A few months before my Tilton graduation, Mom invited one of the school’s teachers for coffee at our house during the lunch hour, so I was home as well. Leaning against the sink, holding the cup before her lips, the steam clouding her glasses, Mom’s voice was high and tense as she set the cup down without taking a sip. “We just don’t know what to do. I’m scared to death to send her to Marshall in that bad area.”
“Have you thought about Luther North?” the teacher asked. “It’s a small, Lutheran high school, up near Central and Irving Park.”
“I’ve heard of it,” Mom said, running her finger around the cup’s rim, “but, no, it hadn’t occurred to me.” She looked past him, at nothing in particular, lost in thought for a moment, and I knew the mechanics of her mind were churning. That afternoon, Mom was on the phone to Luther High School North (LHN). Registration was still open for the fall, but the tuition would be a financial strain. “Only $560 per year,” Mom wrote sardonically in her diary. Because Mom saved all her income-tax filings, I could look up what Dad earned at the time. LHN tuition was about 8 percent of his salary.
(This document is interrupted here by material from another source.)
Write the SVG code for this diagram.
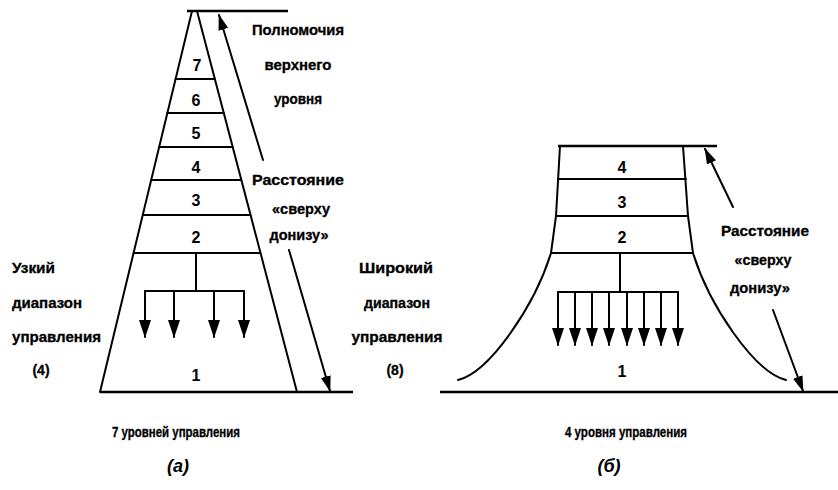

From Mom’s comments, I knew it was a lot of money, an expense they hadn’t planned for. My older brother, Paul, exceptionally talented in math and science, attended Lane Technical High School, a kind of CPS magnet school that accepted only boys who passed an entrance exam. No such school existed for girls. After a brief discussion, my parents decided I should go to LHN, that my safety was their top priority. I felt cherished that my frugal parents would spend such a huge sum just for me, even as guilt tweaked my conscience for taking an unfair share of the family budget.
Within the week, Mom took me to register at Luther High School North.
LHN was far—seven miles northwest, requiring two bus rides—a minimum of forty-five minutes each way on the best of days. I didn’t care about the long commute or going to a school where I knew no one. I wouldn’t have known anyone at Marshall either. Most of my classmates’ families had moved far away from the West Side or found apartments further west, in Austin High School’s district.
I was jittery, like any thirteen-year-old would be, anticipating high school for the first time, but I was open to the adventure. Dad had always encouraged his kids to try new experiences. My parents and Dad’s family had modeled selbstständigkeit (self-reliance) and the need to carry on, preferably with optimism. How could I complain about anything when my parents were making such a great financial sacrifice?